# Home Farm/Foxlease Farm (Minley Manor) - Hampshire - September 2017



## Gromr (Sep 4, 2017)

Home farm has some great dereliction going on, making for a very photogenic explore. 


*History*

Built in the 1900s as part of a the Minley Manor Estate, Home farm was designed as a 'Model Farm', a self contained farm that was purpose built to be the ideal layout for farming. 

Now the farm lies on MOD land just off several public footpaths. Apparently its common to see troops marching past on training exercises. 

The farm consists of one large farm building and two houses, although I understand there used to be a 3rd house.
Although externally it looks pretty clean, inside it has fallen into very bad disrepair and is very stripped out. 


*The Explore*

Not initially realising it was on a public footpath, I ninja'd it through the woods to get to it. It was only when I saw a cyclist a couple dog walkers did I realise I needn't bother being so sneaky. Not the first time I've done this.

They made a valiant effort to fence it off, but it's still pretty easy to get inside. 

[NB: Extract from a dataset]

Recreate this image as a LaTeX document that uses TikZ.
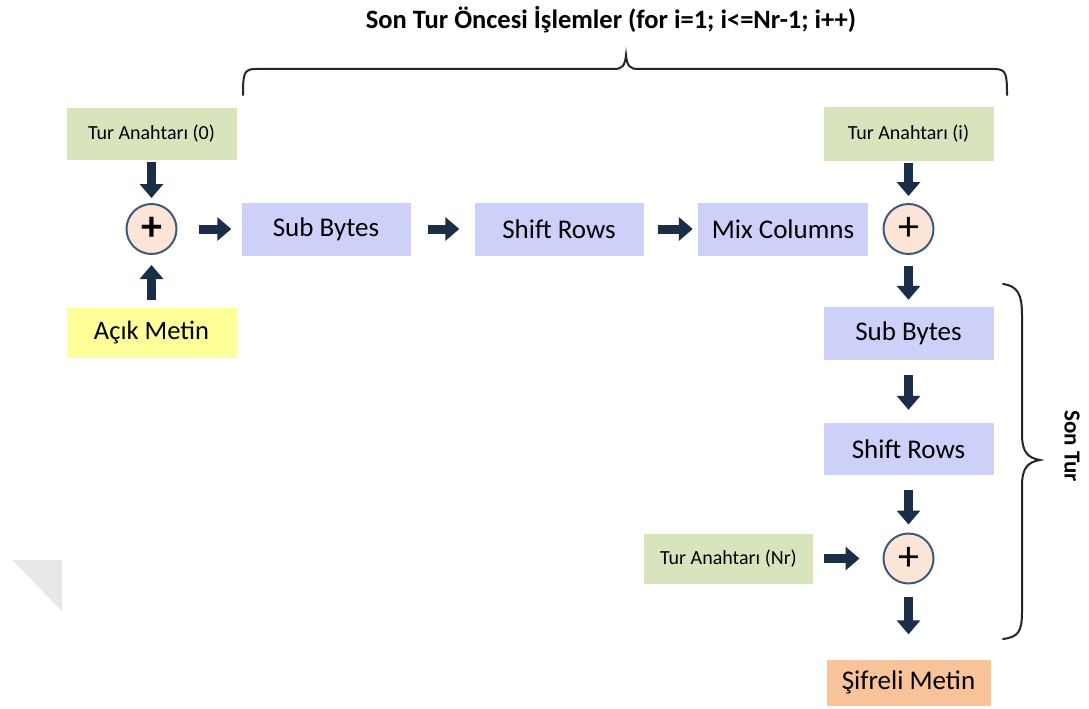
\documentclass[tikz,border=0pt]{standalone}
\usepackage{fontspec}
\setmainfont{Carlito}
\usetikzlibrary{arrows.meta}
\definecolor{keygreen}{HTML}{D8E4BC}
\definecolor{steplav}{HTML}{CDD0F8}
\definecolor{plainyel}{HTML}{FFFF99}
\definecolor{cipherorg}{HTML}{F9C39A}
\definecolor{xorfill}{HTML}{FCE4D6}
\definecolor{xorline}{HTML}{3C5A7C}
\definecolor{arrownavy}{HTML}{1B2E48}
\tikzset{
  keybox/.style={fill=keygreen, minimum width=170pt, minimum height=52pt, inner sep=0pt,
    font=\fontsize{20}{24}\selectfont},
  stepbox/.style={fill=steplav, minimum width=169pt, minimum height=53pt, inner sep=0pt,
    font=\fontsize{27}{32}\selectfont},
  xorop/.style={circle, fill=xorfill, draw=xorline, line width=2pt, minimum size=50pt, inner sep=0pt,
    font=\fontsize{42}{42}\selectfont},
  flow/.style={draw=arrownavy, line width=9pt, -{Triangle[width=23pt,length=14pt]}},
  bracepath/.style={draw=black!85, line width=2pt, line cap=round}
}
\begin{document}
\begin{tikzpicture}[x=1pt,y=-1pt]
\useasboundingbox (0,0) rectangle (1089,709);
\fill[white] (0,0) rectangle (1089,709);
% faint corner mark at the left edge
\fill[black!9] (12,560) -- (62,560) -- (62,611) -- cycle;

% title and its brace
\node[font=\fontsize{26.5}{30}\selectfont\bfseries] (title) at (611,20)
  {Son Tur Öncesi İşlemler (for i=1; i<=Nr-1; i++)};
\draw[bracepath] (243,95) .. controls (243,73) and (244,69) .. (256,69) -- (614,69)
  .. controls (622,69) and (625,66) .. (626,55) .. controls (627,66) and (630,69) .. (638,69)
  -- (994,69) .. controls (1006,69) and (1007,73) .. (1007,95);

% left column: initial key addition
\node[keybox] (key0) at (151.5,133.5) {Tur Anahtarı (0)};
\node[xorop, font=\fontsize{42}{42}\selectfont\bfseries] (c0) at (151.5,229) {+};
\node[keybox, fill=plainyel, minimum height=50pt, font=\fontsize{26.5}{30}\selectfont] (plain) at (151.5,333) {Açık Metin};

% main round
\node[stepbox] (sb1) at (326,229) {Sub Bytes};
\node[stepbox] (sr1) at (559,229) {Shift Rows};
\node[stepbox, minimum width=170pt] (mc) at (783,229) {Mix Columns};
\node[keybox, minimum height=54pt] (keyi) at (908.5,134) {Tur Anahtarı (i)};
\node[xorop] (c1) at (908.5,229) {+};

% final round
\node[stepbox, minimum width=170pt] (sb2) at (908.5,333.5) {Sub Bytes};
\node[stepbox, minimum width=170pt, minimum height=52pt] (sr2) at (908.5,449) {Shift Rows};
\node[xorop] (c2) at (908.5,558.5) {+};
\node[keybox, minimum width=169pt, minimum height=50pt] (keynr) at (728.5,558.5) {Tur Anahtarı (Nr)};
\node[stepbox, fill=cipherorg, minimum width=164pt, minimum height=46pt] (cipher) at (908.5,682.5) {Şifreli Metin};

% data flow
\draw[flow, shorten <=2pt, shorten >=5pt] (key0.south) -- (c0.north);
\draw[flow, shorten <=8pt, shorten >=10pt] (plain.north) -- (c0.south);
\draw[flow, shorten <=21pt, shorten >=10pt] (c0.east) -- (sb1.west);
\draw[flow, shorten <=17pt, shorten >=15pt] (sb1.east) -- (sr1.west);
\draw[flow, shorten <=14pt, shorten >=5pt] (sr1.east) -- (mc.west);
\draw[flow, shorten <=2pt, shorten >=7pt] (keyi.south) -- (c1.north);
\draw[flow, shorten <=11pt, shorten >=7pt] (c1.south) -- (sb2.north);
\draw[flow, shorten <=15pt, shorten >=13pt] (sb2.south) -- (sr2.north);
\draw[flow, shorten <=15pt, shorten >=8pt] (sr2.south) -- (c2.north);
\draw[flow, shorten <=11pt, shorten >=23pt] (keynr.east) -- (c2.west);
\draw[flow, shorten <=12pt, shorten >=25pt] (c2.south) -- (cipher.north);

% brace over the final round
\draw[bracepath] (1003,284) .. controls (1018,286) and (1022,295) .. (1022,315) -- (1022,435)
  .. controls (1022,452) and (1028,458) .. (1040,460) .. controls (1028,462) and (1022,468) .. (1022,485)
  -- (1022,612) .. controls (1022,632) and (1018,637) .. (1003,639);
\node[font=\fontsize{23}{26}\selectfont\bfseries, rotate=-90] (lastround) at (1072,446) {Son Tur};
\end{tikzpicture}
\end{document}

It was a pretty nice relaxed explore, with lots of lovely photogenic decay. However lots of the building is in-accessible as its either collapsed or totally unsafe to attempt. Made for a nice afternoon explore though.


*Photos*


----------



## krela (Sep 4, 2017)

What a gorgeous place, thanks Gromr.


----------



## HughieD (Sep 4, 2017)

One word. Fantastic.


----------



## smiler (Sep 4, 2017)

A bit good that Gromr, Thanks


----------



## Mikeymutt (Sep 4, 2017)

That's really nice mate..i see what you mean about lovely colours.love the stables


----------



## RedX_unleashed (Sep 5, 2017)

Very nice Grom, really enjoyed your take on this little gem, it's certainly one of the more beautiful explores around these parts - sounds like you had a fine day out. Did you say hello to the resident ghost or was he sleeping?


----------



## Brewtal (Sep 5, 2017)

Ah that's beautiful matey! Every time I see this place pop up I always think why have I not been yet, because it is so close to me. Really great take on it, perfect weather for it too!


----------



## jsp77 (Sep 6, 2017)

nice take on it Gromr, I really enjoyed my time here. lots to see and some nice colours. great set


----------